Do this> From the first line of the data down to and including the line with "149.0, 164.0, 176.0]", copy everything exactly, leaving out pictures.

━━━━━━━━━━

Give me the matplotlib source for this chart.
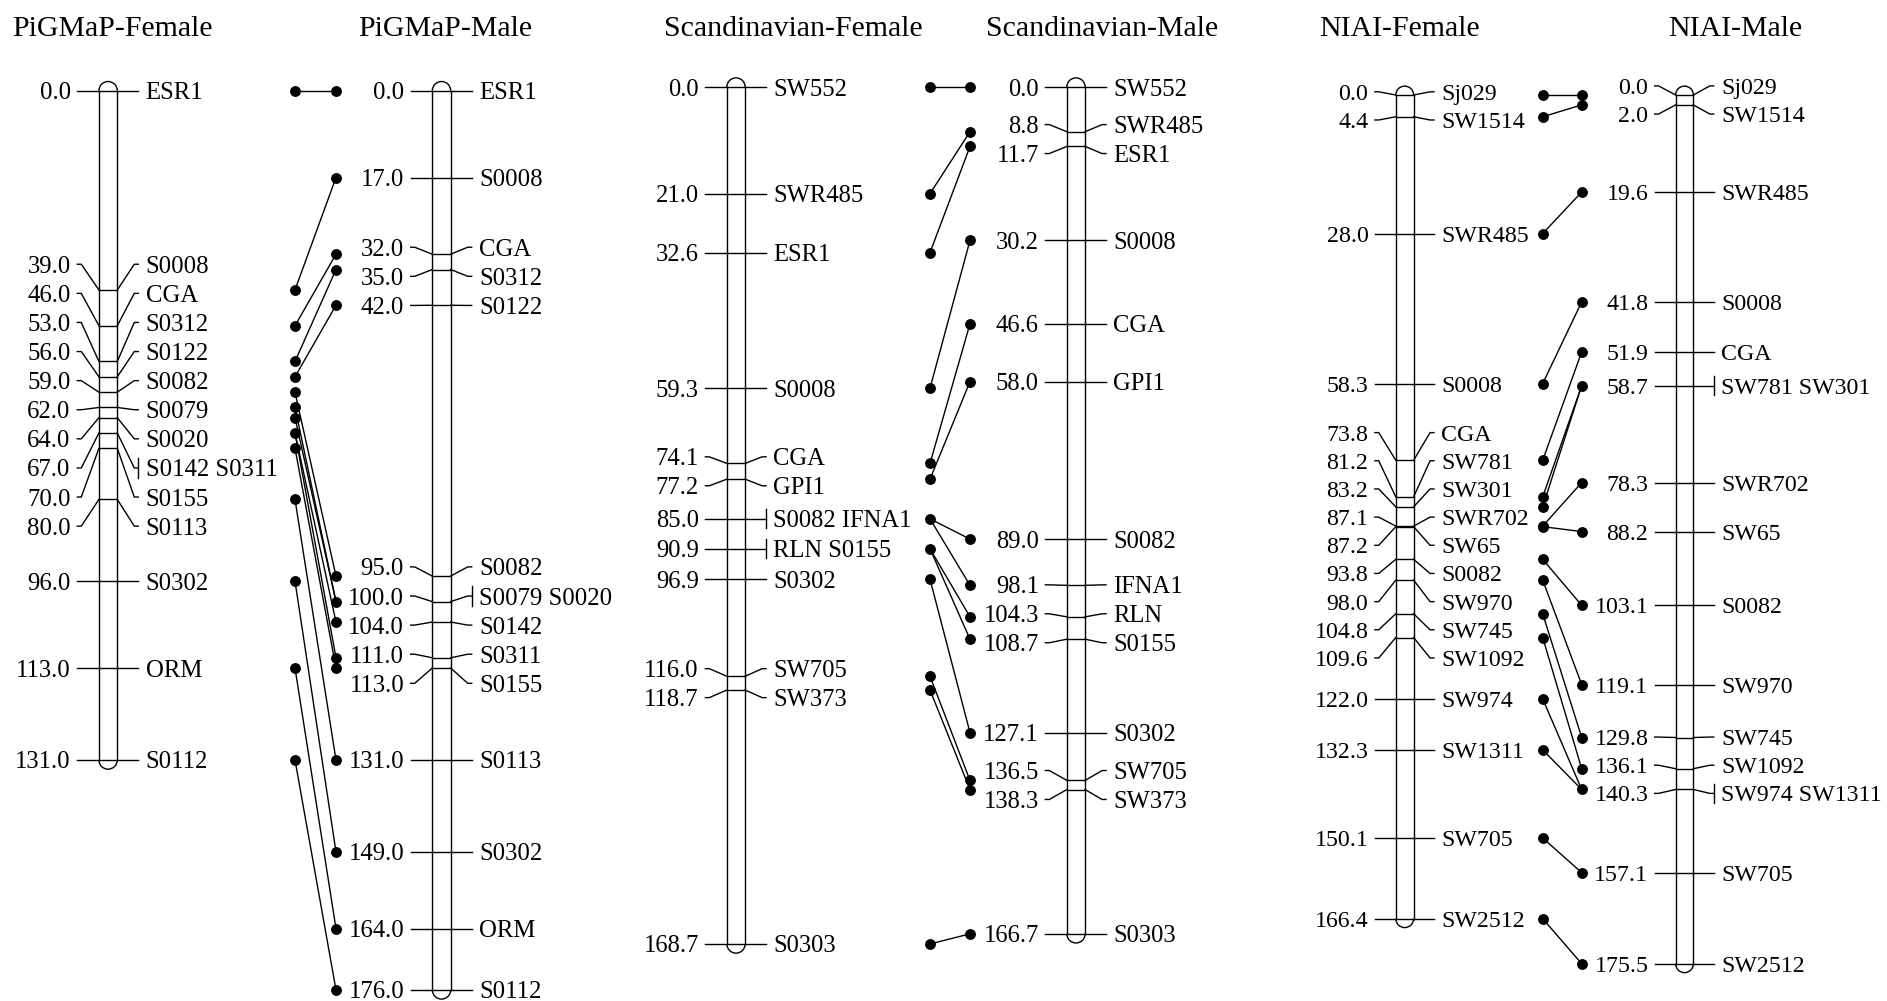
import numpy as np
import matplotlib.pyplot as plt
from matplotlib.patches import Arc

plt.rcParams['font.family'] = ['Liberation Serif', 'DejaVu Serif']

# ---- data: marker names and positions (cM) for each map ----
pig_f_names = ['ESR1', 'S0008', 'CGA', 'S0312', 'S0122', 'S0082', 'S0079', 'S0020',
               'S0142 S0311', 'S0155', 'S0113', 'S0302', 'ORM', 'S0112']
pig_f_pos = [0.0, 39.0, 46.0, 53.0, 56.0, 59.0, 62.0, 64.0, 67.0, 70.0, 80.0, 96.0, 113.0, 131.0]

pig_m_names = ['ESR1', 'S0008', 'CGA', 'S0312', 'S0122', 'S0082', 'S0079 S0020', 'S0142',
               'S0311', 'S0155', 'S0113', 'S0302', 'ORM', 'S0112']
pig_m_pos = [0.0, 17.0, 32.0, 35.0, 42.0, 95.0, 100.0, 104.0, 111.0, 113.0, 131.0, 149.0, 164.0, 176.0]

sca_f_names = ['SW552', 'SWR485', 'ESR1', 'S0008', 'CGA', 'GPI1', 'S0082 IFNA1', 'RLN S0155',
               'S0302', 'SW705', 'SW373', 'S0303']
sca_f_pos = [0.0, 21.0, 32.6, 59.3, 74.1, 77.2, 85.0, 90.9, 96.9, 116.0, 118.7, 168.7]

sca_m_names = ['SW552', 'SWR485', 'ESR1', 'S0008', 'CGA', 'GPI1', 'S0082', 'IFNA1', 'RLN',
               'S0155', 'S0302', 'SW705', 'SW373', 'S0303']
sca_m_pos = [0.0, 8.8, 11.7, 30.2, 46.6, 58.0, 89.0, 98.1, 104.3, 108.7, 127.1, 136.5, 138.3, 166.7]

niai_f_names = ['Sj029', 'SW1514', 'SWR485', 'S0008', 'CGA', 'SW781', 'SW301', 'SWR702', 'SW65',
                'S0082', 'SW970', 'SW745', 'SW1092', 'SW974', 'SW1311', 'SW705', 'SW2512']
niai_f_pos = [0.0, 4.4, 28.0, 58.3, 73.8, 81.2, 83.2, 87.1, 87.2, 93.8, 98.0, 104.8, 109.6,
              122.0, 132.3, 150.1, 166.4]

niai_m_names = ['Sj029', 'SW1514', 'SWR485', 'S0008', 'CGA', 'SW781 SW301', 'SWR702', 'SW65',
                'S0082', 'SW970', 'SW745', 'SW1092', 'SW974 SW1311', 'SW705', 'SW2512']
niai_m_pos = [0.0, 2.0, 19.6, 41.8, 51.9, 58.7, 78.3, 88.2, 103.1, 119.1, 129.8, 136.1, 140.3,
              157.1, 175.5]

titles = ['PiGMaP-Female', 'PiGMaP-Male', 'Scandinavian-Female', 'Scandinavian-Male',
          'NIAI-Female', 'NIAI-Male']

# ---- layout (pixel units) ----
W, H = 1887, 1001
fig = plt.figure(figsize=(W / 100, H / 100), dpi=100)
ax = fig.add_axes([0, 0, 1, 1])
ax.set_xlim(0, W)
ax.set_ylim(H, 0)
ax.axis('off')

LW = 1.0
FS = 17.8


def spread(ys, h):
    # push crowded labels apart, keeping each cluster centred on its markers
    groups = [[y] for y in ys]
    merged = True
    while merged:
        merged = False
        for i in range(len(groups) - 1):
            a, b = groups[i], groups[i + 1]
            sa = np.mean(a) - (len(a) - 1) * h / 2
            sb = np.mean(b) - (len(b) - 1) * h / 2
            if sb < sa + len(a) * h - 1e-6:
                groups[i] = a + b
                del groups[i + 1]
                merged = True
                break
    out = []
    for g in groups:
        s = np.mean(g) - (len(g) - 1) * h / 2
        out += [s + j * h for j in range(len(g))]
    return out


def draw_map(c, names, pos, top, sc, k):
    ys = top + sc * np.array(pos)
    ly = spread(ys, 29.1 * k)
    hw = 9.2 * k
    ax.plot([c - hw, c - hw], [ys[0], ys[-1]], color='k', lw=LW)
    ax.plot([c + hw, c + hw], [ys[0], ys[-1]], color='k', lw=LW)
    ax.add_patch(Arc((c, ys[0]), 2 * hw, 2 * hw, theta1=180, theta2=360, color='k', lw=LW))
    ax.add_patch(Arc((c, ys[-1]), 2 * hw, 2 * hw, theta1=0, theta2=180, color='k', lw=LW))
    xl, xr = c - 30.8 * k, c + 30.2 * k
    for name, p, y, l in zip(names, pos, ys, ly):
        ax.plot([c - hw, c + hw], [y, y], color='k', lw=LW)
        ax.plot([xl, xl + 4 * k, c - hw], [l, l, y], color='k', lw=LW)
        ax.plot([c + hw, xr - 4 * k, xr], [y, l, l], color='k', lw=LW)
        if ' ' in name:
            ax.plot([xr, xr], [l - 9.7 * k, l + 9.7 * k], color='k', lw=LW)
        ax.text(c - 37.4 * k, l, f'{p:.1f}', ha='right', va='center_baseline', fontsize=FS * k)
        ax.text(c + 37.6 * k, l, name, ha='left', va='center_baseline', fontsize=FS * k)
    return ys


def connect(names_a, ys_a, names_b, ys_b, xa, xb):
    lookup = {}
    for n, y in zip(names_b, ys_b):
        for m in n.split():
            lookup[m] = y
    for n, y in zip(names_a, ys_a):
        for m in n.split():
            if m in lookup:
                ax.plot([xa, xb], [y, lookup[m]], color='k', lw=LW)
        ax.plot(xa, y, 'o', color='k', ms=6.8)
    for y in ys_b:
        ax.plot(xb, y, 'o', color='k', ms=6.8)


groups = [
    # (left data, right data, bar centres, top, scale, k, dot xs, title xs)
    ((pig_f_names, pig_f_pos), (pig_m_names, pig_m_pos), (108.1, 441.5), 90.7, 5.109, 1.0,
     (295, 336), (112, 445)),
    ((sca_f_names, sca_f_pos), (sca_m_names, sca_m_pos), (736, 1076), 87.0, 5.08, 0.995,
     (930, 970), (793, 1102)),
    ((niai_f_names, niai_f_pos), (niai_m_names, niai_m_pos), (1404.7, 1684.5), 95.0, 4.95, 0.968,
     (1542.7, 1581.7), (1399, 1735)),
]

for gi, (left, right, cs, top, sc, k, dx, tx) in enumerate(groups):
    ya = draw_map(cs[0], left[0], left[1], top, sc, k)
    yb = draw_map(cs[1], right[0], right[1], top, sc, k)
    connect(left[0], ya, right[0], yb, dx[0], dx[1])
    ax.text(tx[0], 26, titles[2 * gi], ha='center', va='center_baseline', fontsize=21.5)
    ax.text(tx[1], 26, titles[2 * gi + 1], ha='center', va='center_baseline', fontsize=21.5)

fig.savefig('out.png', dpi=100)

━━━━━━━━━━

The solution>
Give me the matplotlib source for this chart.
import numpy as np
import matplotlib.pyplot as plt
from matplotlib.patches import Arc

plt.rcParams['font.family'] = ['Liberation Serif', 'DejaVu Serif']

# ---- data: marker names and positions (cM) for each map ----
pig_f_names = ['ESR1', 'S0008', 'CGA', 'S0312', 'S0122', 'S0082', 'S0079', 'S0020',
               'S0142 S0311', 'S0155', 'S0113', 'S0302', 'ORM', 'S0112']
pig_f_pos = [0.0, 39.0, 46.0, 53.0, 56.0, 59.0, 62.0, 64.0, 67.0, 70.0, 80.0, 96.0, 113.0, 131.0]

pig_m_names = ['ESR1', 'S0008', 'CGA', 'S0312', 'S0122', 'S0082', 'S0079 S0020', 'S0142',
               'S0311', 'S0155', 'S0113', 'S0302', 'ORM', 'S0112']
pig_m_pos = [0.0, 17.0, 32.0, 35.0, 42.0, 95.0, 100.0, 104.0, 111.0, 113.0, 131.0, 149.0, 164.0, 176.0]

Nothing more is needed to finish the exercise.